───── Stored data ─────
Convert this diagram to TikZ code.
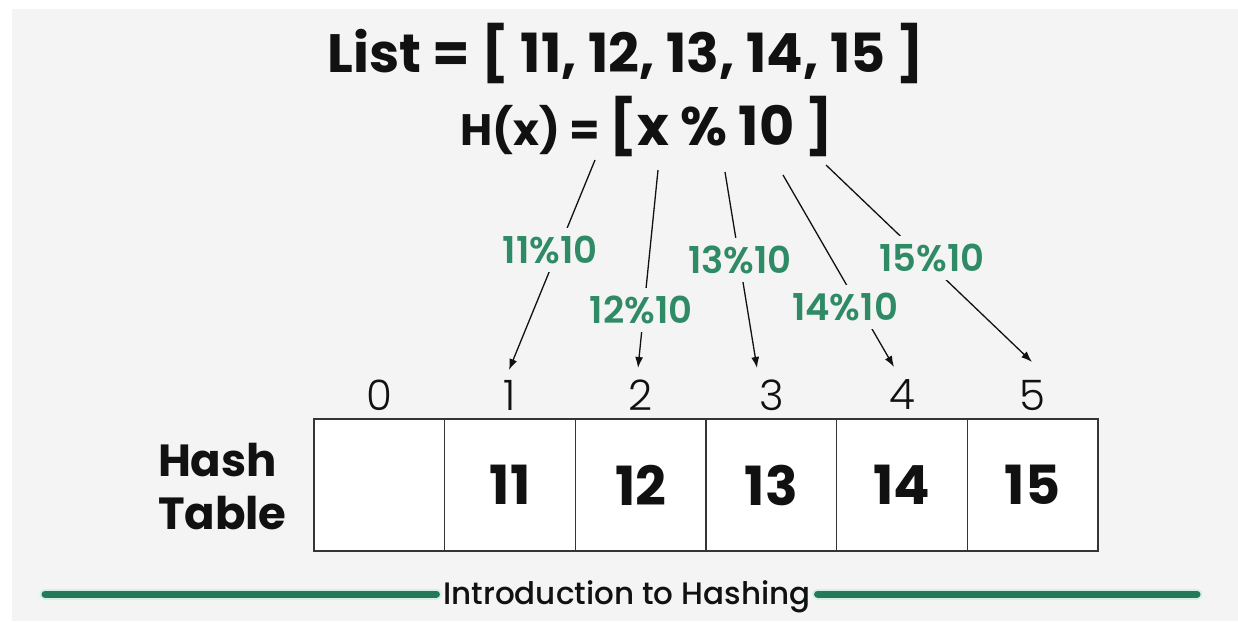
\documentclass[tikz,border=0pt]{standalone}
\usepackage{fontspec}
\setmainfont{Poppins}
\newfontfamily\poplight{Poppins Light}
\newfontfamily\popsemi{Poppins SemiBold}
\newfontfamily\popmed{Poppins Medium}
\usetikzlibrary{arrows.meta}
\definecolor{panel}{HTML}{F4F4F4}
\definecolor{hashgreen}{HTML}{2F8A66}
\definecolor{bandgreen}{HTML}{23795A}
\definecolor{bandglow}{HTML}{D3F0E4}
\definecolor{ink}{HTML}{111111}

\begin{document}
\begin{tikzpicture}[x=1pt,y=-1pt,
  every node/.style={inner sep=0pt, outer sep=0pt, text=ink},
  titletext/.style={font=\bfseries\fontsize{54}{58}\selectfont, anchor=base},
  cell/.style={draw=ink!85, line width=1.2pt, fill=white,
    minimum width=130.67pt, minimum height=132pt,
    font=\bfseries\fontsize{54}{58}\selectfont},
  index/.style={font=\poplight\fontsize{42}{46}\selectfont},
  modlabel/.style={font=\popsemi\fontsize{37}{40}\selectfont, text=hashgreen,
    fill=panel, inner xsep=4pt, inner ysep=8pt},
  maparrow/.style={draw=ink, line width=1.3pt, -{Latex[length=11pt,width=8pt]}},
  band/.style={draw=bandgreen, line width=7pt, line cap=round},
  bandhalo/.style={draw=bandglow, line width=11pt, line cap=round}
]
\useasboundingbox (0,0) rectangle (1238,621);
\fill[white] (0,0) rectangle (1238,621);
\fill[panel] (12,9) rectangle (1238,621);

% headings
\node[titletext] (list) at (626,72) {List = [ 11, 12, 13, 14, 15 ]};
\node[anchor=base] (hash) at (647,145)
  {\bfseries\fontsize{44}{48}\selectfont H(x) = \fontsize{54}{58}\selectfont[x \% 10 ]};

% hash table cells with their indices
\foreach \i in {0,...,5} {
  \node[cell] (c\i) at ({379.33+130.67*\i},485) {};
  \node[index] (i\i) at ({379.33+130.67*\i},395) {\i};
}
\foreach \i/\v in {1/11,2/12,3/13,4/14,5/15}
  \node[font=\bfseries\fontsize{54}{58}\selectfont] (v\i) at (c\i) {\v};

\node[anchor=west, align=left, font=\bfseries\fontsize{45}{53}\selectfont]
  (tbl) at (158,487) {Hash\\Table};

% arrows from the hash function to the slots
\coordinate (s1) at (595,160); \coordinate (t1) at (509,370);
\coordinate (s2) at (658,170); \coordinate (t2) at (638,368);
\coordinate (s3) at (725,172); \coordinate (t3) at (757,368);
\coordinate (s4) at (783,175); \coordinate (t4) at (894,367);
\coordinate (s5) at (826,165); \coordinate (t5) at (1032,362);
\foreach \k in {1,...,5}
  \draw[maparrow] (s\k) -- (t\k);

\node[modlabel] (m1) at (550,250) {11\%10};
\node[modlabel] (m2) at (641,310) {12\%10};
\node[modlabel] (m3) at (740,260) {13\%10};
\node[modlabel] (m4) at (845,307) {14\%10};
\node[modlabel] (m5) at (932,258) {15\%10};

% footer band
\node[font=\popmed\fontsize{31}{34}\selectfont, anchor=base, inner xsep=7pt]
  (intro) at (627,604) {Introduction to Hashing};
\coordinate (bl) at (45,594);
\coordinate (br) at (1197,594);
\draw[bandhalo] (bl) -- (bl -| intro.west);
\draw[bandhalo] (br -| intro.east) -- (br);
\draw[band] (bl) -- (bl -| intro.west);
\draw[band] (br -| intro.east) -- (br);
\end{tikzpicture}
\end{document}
─────
Directions for this task ->
Quote the listing above in full, except for the pictures.

Correct output ->
Convert this diagram to TikZ code.
\documentclass[tikz,border=0pt]{standalone}
\usepackage{fontspec}
\setmainfont{Poppins}
\newfontfamily\poplight{Poppins Light}
\newfontfamily\popsemi{Poppins SemiBold}
\newfontfamily\popmed{Poppins Medium}
\usetikzlibrary{arrows.meta}
\definecolor{panel}{HTML}{F4F4F4}
\definecolor{hashgreen}{HTML}{2F8A66}
\definecolor{bandgreen}{HTML}{23795A}
\definecolor{bandglow}{HTML}{D3F0E4}
\definecolor{ink}{HTML}{111111}

\begin{document}
\begin{tikzpicture}[x=1pt,y=-1pt,
  every node/.style={inner sep=0pt, outer sep=0pt, text=ink},
  titletext/.style={font=\bfseries\fontsize{54}{58}\selectfont, anchor=base},
  cell/.style={draw=ink!85, line width=1.2pt, fill=white,
    minimum width=130.67pt, minimum height=132pt,
    font=\bfseries\fontsize{54}{58}\selectfont},
  index/.style={font=\poplight\fontsize{42}{46}\selectfont},
  modlabel/.style={font=\popsemi\fontsize{37}{40}\selectfont, text=hashgreen,
    fill=panel, inner xsep=4pt, inner ysep=8pt},
  maparrow/.style={draw=ink, line width=1.3pt, -{Latex[length=11pt,width=8pt]}},
  band/.style={draw=bandgreen, line width=7pt, line cap=round},
  bandhalo/.style={draw=bandglow, line width=11pt, line cap=round}
]
\useasboundingbox (0,0) rectangle (1238,621);
\fill[white] (0,0) rectangle (1238,621);
\fill[panel] (12,9) rectangle (1238,621);

% headings
\node[titletext] (list) at (626,72) {List = [ 11, 12, 13, 14, 15 ]};
\node[anchor=base] (hash) at (647,145)
  {\bfseries\fontsize{44}{48}\selectfont H(x) = \fontsize{54}{58}\selectfont[x \% 10 ]};

% hash table cells with their indices
\foreach \i in {0,...,5} {
  \node[cell] (c\i) at ({379.33+130.67*\i},485) {};
  \node[index] (i\i) at ({379.33+130.67*\i},395) {\i};
}
\foreach \i/\v in {1/11,2/12,3/13,4/14,5/15}
  \node[font=\bfseries\fontsize{54}{58}\selectfont] (v\i) at (c\i) {\v};

\node[anchor=west, align=left, font=\bfseries\fontsize{45}{53}\selectfont]
  (tbl) at (158,487) {Hash\\Table};

% arrows from the hash function to the slots
\coordinate (s1) at (595,160); \coordinate (t1) at (509,370);
\coordinate (s2) at (658,170); \coordinate (t2) at (638,368);
\coordinate (s3) at (725,172); \coordinate (t3) at (757,368);
\coordinate (s4) at (783,175); \coordinate (t4) at (894,367);
\coordinate (s5) at (826,165); \coordinate (t5) at (1032,362);
\foreach \k in {1,...,5}
  \draw[maparrow] (s\k) -- (t\k);

\node[modlabel] (m1) at (550,250) {11\%10};
\node[modlabel] (m2) at (641,310) {12\%10};
\node[modlabel] (m3) at (740,260) {13\%10};
\node[modlabel] (m4) at (845,307) {14\%10};
\node[modlabel] (m5) at (932,258) {15\%10};

% footer band
\node[font=\popmed\fontsize{31}{34}\selectfont, anchor=base, inner xsep=7pt]
  (intro) at (627,604) {Introduction to Hashing};
\coordinate (bl) at (45,594);
\coordinate (br) at (1197,594);
\draw[bandhalo] (bl) -- (bl -| intro.west);
\draw[bandhalo] (br -| intro.east) -- (br);
\draw[band] (bl) -- (bl -| intro.west);
\draw[band] (br -| intro.east) -- (br);
\end{tikzpicture}
\end{document}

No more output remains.